6. It all comes down to what YOU BELIEVE. If you believe there is no way to make money out of your passion, your strengths, or your purpose you will never look for the opportunities and you will never see the doors opening for you. If you can at least have an open mind for yourself and your children that it may be possible, everything will change. And if this is not your career it is OK. I never tell anybody including my clients to take their journey and be broke. We all have to look at the realities of our choices. Do not compare yourself to people who achieved it or failed either. This will be your path, and it is your belief system that will guide in your journey. But at least look and see if there is a way to carve some time for your passion and even a chance to make it your career.

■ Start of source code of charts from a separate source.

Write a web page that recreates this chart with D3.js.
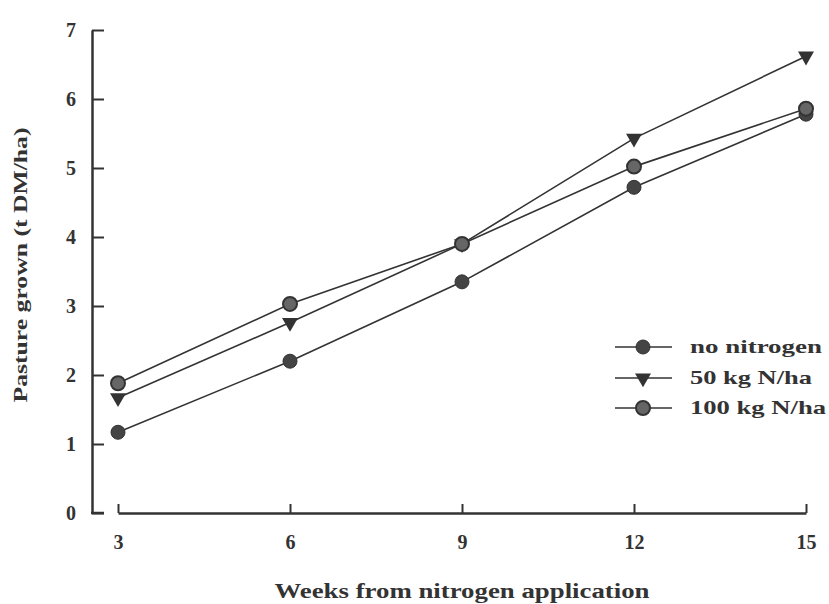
<!DOCTYPE html>
<html>
<head>
<meta charset="utf-8">
<script src="https://cdn.jsdelivr.net/npm/d3@7"></script>
<style>
  body { margin: 0; background: #fff; }
  svg text { font-family: "Liberation Serif", "DejaVu Serif", serif; font-weight: bold; fill: #333; }
</style>
</head>
<body>
<div id="chart"></div>
<script>
// weeks after nitrogen was applied
var weeks = [3, 6, 9, 12, 15];
var yTicks = [0, 1, 2, 3, 4, 5, 6, 7];

// pasture grown, t DM/ha
var noNitrogen = [1.17, 2.2, 3.35, 4.72, 5.78];
var kg50 = [1.67, 2.76, 3.9, 5.43, 6.62];
var kg100 = [1.88, 3.03, 3.9, 5.02, 5.86];

var seriesNames = ["no nitrogen", "50 kg N/ha", "100 kg N/ha"];
var legendWidths = [132, 122, 136];

var width = 829, height = 604;

var svg = d3.select("#chart")
    .append("svg")
    .attr("width", width)
    .attr("height", height);

var x = d3.scaleLinear().domain([3, 15]).range([118, 806]);
var y = d3.scaleLinear().domain([0, 7]).range([513, 30]);

// y axis, ticks pointing inward
var yAxis = svg.append("g")
    .attr("transform", "translate(92,0)")
    .call(d3.axisLeft(y).tickValues(yTicks).tickFormat(d3.format("d"))
        .tickSize(-12).tickSizeOuter(0).tickPadding(16));
yAxis.select(".domain").attr("stroke", "#333").attr("stroke-width", 2.5);
yAxis.selectAll(".tick line").attr("stroke", "#333").attr("stroke-width", 2);
yAxis.selectAll(".tick text").attr("font-size", 20).attr("fill", "#333");

// little foot at the bottom of the y axis
svg.append("line")
    .attr("x1", 91).attr("x2", 104)
    .attr("y1", y(0)).attr("y2", y(0))
    .attr("stroke", "#333").attr("stroke-width", 2.5);

// x axis, detached from y axis
var xAxis = svg.append("g")
    .attr("transform", "translate(0," + y(0) + ")")
    .call(d3.axisBottom(x).tickValues(weeks).tickSize(-9).tickSizeOuter(0).tickPadding(22));
xAxis.select(".domain").attr("stroke", "#333").attr("stroke-width", 2.5);
xAxis.selectAll(".tick line").attr("stroke", "#333").attr("stroke-width", 2);
xAxis.selectAll(".tick text").attr("font-size", 20).attr("fill", "#333");

// axis titles
svg.append("text")
    .attr("x", 462).attr("y", 598)
    .attr("text-anchor", "middle")
    .attr("font-size", 20)
    .attr("textLength", 375)
    .attr("lengthAdjust", "spacingAndGlyphs")
    .text("Weeks from nitrogen application");

svg.append("text")
    .attr("transform", "translate(27,265) rotate(-90)")
    .attr("text-anchor", "middle")
    .attr("font-size", 19)
    .attr("textLength", 275)
    .attr("lengthAdjust", "spacingAndGlyphs")
    .text("Pasture grown (t DM/ha)");

var line = d3.line()
    .x(function(d, i) { return x(weeks[i]); })
    .y(function(d) { return y(d); });

var allSeries = [noNitrogen, kg50, kg100];

allSeries.forEach(function(s) {
    svg.append("path")
        .datum(s)
        .attr("d", line)
        .attr("fill", "none")
        .attr("stroke", "#333")
        .attr("stroke-width", 1.6);
});

// markers
function drawMarker(g, kind, cx, cy) {
    if (kind == 0) {
        g.append("circle").attr("cx", cx).attr("cy", cy).attr("r", 7)
            .attr("fill", "#444").attr("stroke", "#333").attr("stroke-width", 1);
    } else if (kind == 1) {
        g.append("path")
            .attr("d", d3.symbol().type(d3.symbolTriangle).size(110))
            .attr("transform", "translate(" + cx + "," + cy + ") rotate(180)")
            .attr("fill", "#333");
    } else {
        g.append("circle").attr("cx", cx).attr("cy", cy).attr("r", 7)
            .attr("fill", "#666").attr("stroke", "#333").attr("stroke-width", 2);
    }
}

var marks = svg.append("g");
allSeries.forEach(function(s, k) {
    s.forEach(function(v, i) {
        drawMarker(marks, k, x(weeks[i]), y(v));
    });
});

// legend
var legend = svg.append("g");
var legendY = [347, 378, 408];
seriesNames.forEach(function(name, k) {
    legend.append("line")
        .attr("x1", 615).attr("x2", 672)
        .attr("y1", legendY[k]).attr("y2", legendY[k])
        .attr("stroke", "#333").attr("stroke-width", 1.6);
    drawMarker(legend, k, 643, legendY[k]);
    legend.append("text")
        .attr("x", 690).attr("y", legendY[k] + 6)
        .attr("font-size", 19)
        .attr("textLength", legendWidths[k])
        .attr("lengthAdjust", "spacingAndGlyphs")
        .text(name);
});
</script>
</body>
</html>
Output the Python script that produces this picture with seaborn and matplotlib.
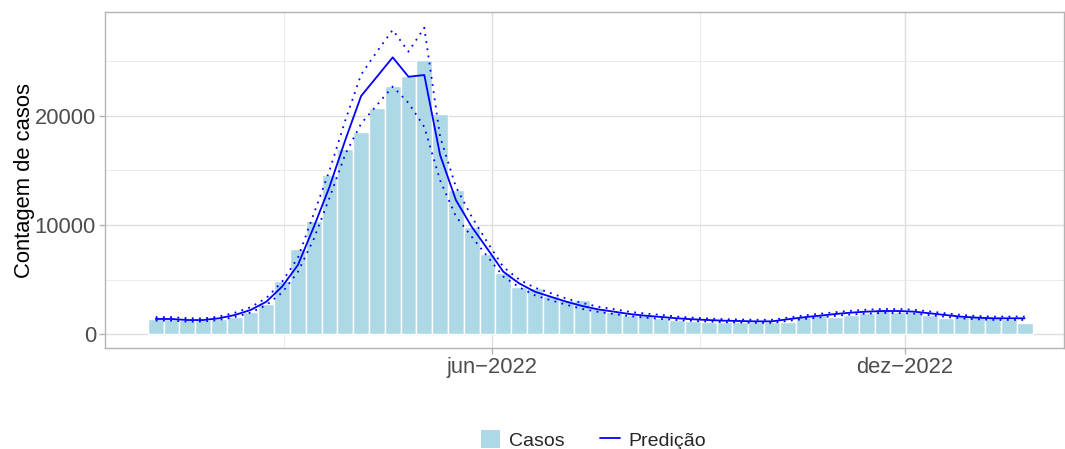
import numpy as np
import pandas as pd
import matplotlib
matplotlib.use("Agg")
import matplotlib.pyplot as plt
import matplotlib.dates as mdates
from matplotlib.patches import Patch
from matplotlib.lines import Line2D
import seaborn as sns

# ---- data ----
start_week = "2022-01-03"
casos = [1350, 1350, 1250, 1250, 1400, 1590, 2020, 2750, 4860, 7800,
         10350, 14600, 17000, 18500, 20700, 22750, 23650, 25130, 20200, 13200,
         9850, 7350, 5580, 4340, 4200, 3490, 3120, 3120, 2420, 2050,
         1740, 1740, 1450, 1280, 1220, 1130, 1130, 1070, 1070, 1130,
         1130, 1590, 1740, 1530, 1740, 1900, 2260, 2050, 2050, 1740,
         1500, 1650, 1650, 1440, 1350, 1040]
predicao = [1380, 1380, 1280, 1280, 1440, 1740, 2200, 2960, 4350, 6330,
            9800, 13500, 17800, 21830, 23600, 25380, 23600, 23760, 16420, 12290,
            9840, 7800, 5720, 4650, 3880, 3420, 2960, 2570, 2260, 2050,
            1830, 1680, 1560, 1440, 1350, 1280, 1220, 1190, 1160, 1160,
            1350, 1530, 1680, 1830, 1960, 2050, 2110, 2110, 2050, 1900,
            1740, 1590, 1500, 1440, 1440, 1440]
superior = [1550, 1550, 1450, 1420, 1600, 1950, 2450, 3300, 4800, 7000,
            11000, 15000, 19600, 23800, 25900, 27900, 25900, 28100, 18100, 13500,
            10760, 8400, 6150, 5000, 4250, 3750, 3250, 2850, 2500, 2280,
            2030, 1880, 1750, 1600, 1500, 1420, 1360, 1330, 1300, 1300,
            1500, 1700, 1850, 2000, 2130, 2230, 2290, 2290, 2230, 2070,
            1900, 1750, 1650, 1600, 1600, 1600]
inferior = [1230, 1230, 1130, 1150, 1290, 1550, 1960, 2650, 3800, 5700,
            8700, 12500, 16500, 19300, 21000, 22700, 21200, 19000, 14100, 10800,
            8930, 7100, 5270, 4300, 3550, 3100, 2680, 2300, 2030, 1830,
            1640, 1500, 1380, 1280, 1200, 1140, 1080, 1050, 1020, 1020,
            1200, 1370, 1510, 1660, 1790, 1870, 1930, 1930, 1870, 1730,
            1580, 1430, 1350, 1290, 1290, 1290]
tick_dates = ["2022-06-01", "2022-12-01"]
tick_labels = ["jun\u22122022", "dez\u22122022"]
minor_dates = ["2022-03-01", "2022-09-01"]
y_ticks = [0, 10000, 20000]
y_minor = [5000, 15000, 25000]

# ---- build ----
dates = pd.date_range(start_week, periods=len(casos), freq="7D")
xnum = np.asarray(mdates.date2num(dates.to_pydatetime()), dtype=float)
df = pd.DataFrame({"x": xnum, "casos": np.asarray(casos, dtype=float),
                   "pred": predicao, "sup": superior, "inf": inferior})
edges = [float(v) for v in np.concatenate([xnum - 3.5, [xnum[-1] + 3.5]])]

sns.set_theme(style="white")
plt.rcParams["font.family"] = ["Liberation Sans", "DejaVu Sans"]

W, H = 1065, 449
fig = plt.figure(figsize=(W / 100, H / 100), dpi=100)
ax = fig.add_axes([105 / W, 1 - 348 / H, (1064 - 105) / W, (348 - 12) / H])

grid_major = "#DEDEDE"
ax.set_axisbelow(True)

sns.histplot(data=df, x="x", weights="casos", bins=edges, ax=ax,
             color="#ADD8E6", edgecolor="white", linewidth=1.0, alpha=1.0,
             legend=False)
sns.lineplot(data=df, x="x", y="pred", ax=ax, color="#0000FF", lw=1.3)
sns.lineplot(data=df, x="x", y="sup", ax=ax, color="#0000FF", lw=1.3,
             linestyle=(0, (1, 3)))
sns.lineplot(data=df, x="x", y="inf", ax=ax, color="#0000FF", lw=1.3,
             linestyle=(0, (1, 3)))

jun = mdates.date2num(pd.Timestamp("2022-06-01").to_pydatetime())
px_per_day = 413 / 183
ax.set_xlim(jun + (105 - 492) / px_per_day, jun + (1064 - 492) / px_per_day)
ax.set_ylim(-1284, 29540)

major_x = [mdates.date2num(pd.Timestamp(d).to_pydatetime()) for d in tick_dates]
minor_x = [mdates.date2num(pd.Timestamp(d).to_pydatetime()) for d in minor_dates]
ax.set_xticks(major_x)
ax.set_xticklabels(tick_labels)
ax.set_xticks(minor_x, minor=True)
ax.set_yticks(y_ticks)
ax.set_yticklabels([str(v) for v in y_ticks])
ax.set_yticks(y_minor, minor=True)

ax.grid(which="major", color=grid_major, linewidth=1.0)
ax.grid(which="minor", color="#E8E8E8", linewidth=0.6)

for s in ax.spines.values():
    s.set_color("#B3B3B3")
    s.set_linewidth(1.0)

ax.tick_params(axis="both", which="major", length=4, width=1.0,
               color="#B3B3B3", labelsize=15.8, labelcolor="#4D4D4D", pad=2.5,
               bottom=True, left=True)
ax.tick_params(axis="both", which="minor", length=0)

ax.set_xlabel("")
ax.set_ylabel("Contagem de casos", fontsize=15.8, color="black", labelpad=0)

handles = [Patch(facecolor="#ADD8E6", edgecolor="none"),
           Line2D([0], [0], color="#0000FF", lw=1.3)]
fig.legend(handles, ["Casos", "Predição"], loc="center",
           bbox_to_anchor=(593.5 / W, 1 - 440 / H),
           ncol=2, frameon=False, fontsize=14, handlelength=1.0,
           handleheight=1.0, columnspacing=1.85, handletextpad=0.45,
           borderpad=0.0)

fig.savefig("out.png", dpi=100)
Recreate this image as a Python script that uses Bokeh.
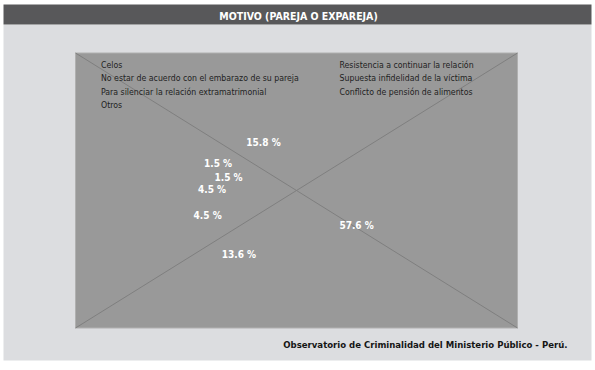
import numpy as np
from bokeh.plotting import figure
from bokeh.models import Range1d
from bokeh.core.properties import value
from bokeh.embed import file_html
from bokeh.resources import INLINE

# ---- data ----
title = "MOTIVO (PAREJA O EXPAREJA)"
source_note = "Observatorio de Criminalidad del Ministerio Público - Perú."
legend_left = [
    "Celos",
    "No estar de acuerdo con el embarazo de su pareja",
    "Para silenciar la relación extramatrimonial",
    "Otros",
]
legend_right = [
    "Resistencia a continuar la relación",
    "Supuesta infidelidad de la víctima",
    "Conflicto de pensión de alimentos",
]
# slice values, clockwise from 12 o'clock
slice_values = [57.6, 13.6, 4.5, 4.5, 1.5, 1.5, 15.8]
# label distance from pie centre (layout, px)
label_radius = [58, 76, 93, 91, 79, 95, 77]

FONT = value("'DejaVu Sans Condensed', 'DejaVu Sans', sans-serif")

W, H = 595, 370
p = figure(width=W, height=H, x_range=Range1d(0, W), y_range=Range1d(H, 0),
           output_backend="svg", toolbar_location=None, min_border=0)
p.axis.visible = False
p.grid.visible = False
p.outline_line_color = None
p.background_fill_color = "white"
p.border_fill_color = "white"

# light panel and header band
p.quad(left=3, right=591, top=24, bottom=360, fill_color="#dcdde0", line_color=None)
p.quad(left=3, right=591, top=4, bottom=24, fill_color="#58585a", line_color=None)
p.text(x=[298], y=[15.5], text=[title], text_color="white", text_font=FONT,
       text_font_style="bold", text_font_size="10.5px", text_align="center",
       text_baseline="middle")

# placeholder plot area with crossing lines
L, R, T, B = 75, 517, 52.5, 327.5
p.quad(left=L, right=R, top=T, bottom=B, fill_color="#999999", line_color="#b0b0b0", line_width=1)
p.segment(x0=[L, L], y0=[T, B], x1=[R, R], y1=[B, T], line_color="#7f7f7f", line_width=1)

# legend texts
row_h = 13.5
p.text(x=[100.5] * len(legend_left), y=[64 + row_h * i for i in range(len(legend_left))],
       text=legend_left, text_color="#222222", text_font=FONT, text_font_size="8.7px",
       text_align="left", text_baseline="middle")
p.text(x=[339] * len(legend_right), y=[64 + row_h * i for i in range(len(legend_right))],
       text=legend_right, text_color="#222222", text_font=FONT, text_font_size="8.7px",
       text_align="left", text_baseline="middle")

# percentage labels positioned by pie geometry
vals = np.array(slice_values)
frac = vals / vals.sum()
mid = (np.cumsum(frac) - frac / 2) * 2 * np.pi
cx, cy = 300, 210
rad = np.array(label_radius)
lx = cx + rad * np.sin(mid)
ly = cy - rad * np.cos(mid)
labels = [f"{v:.1f} %" for v in slice_values]
p.text(x=list(lx), y=list(ly), text=labels, text_color="white", text_font=FONT,
       text_font_style="bold", text_font_size="10px", text_align="center",
       text_baseline="middle")

# source note
p.text(x=[567], y=[344], text=[source_note], text_color="#151515", text_font=FONT,
       text_font_style="bold", text_font_size="9.5px", text_align="right",
       text_baseline="middle")

open("out.html", "w").write(file_html(p, INLINE))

So when people you admire or people you meet talk about purpose and passion, try to stay open and hear what they have to say. They are not trying to sell you empty dreams or take you out of the realities of life. They know or they have witnessed too many times that it is possible for all of us. They may know that our belief system might be the only thing that is in our way. Unless we are very lucky to have all the money in the world, we all need to pay the bills and put food on the table. But we cannot limit ourselves or our children by stopping their dreams if we do not have 100% evidence that we or they will fail. You can never know if your child can be Olympian or not (you know my friend who you are); let them follow their dreams and do not give up on yours either no matter what your age is. Even if there is failure on the way, that will be the experience to learn from. One day when we are 90 we will have some disappointments, but at least no regrets knowing we were brave enough to try.
It is really about our beliefs. Question them and ask if there is 100% proof that you cannot achieve your dreams. The answer is almost always “No, I have no real evidence.” So just do it.
“Whether you think you can, or you think you can't--you're right.”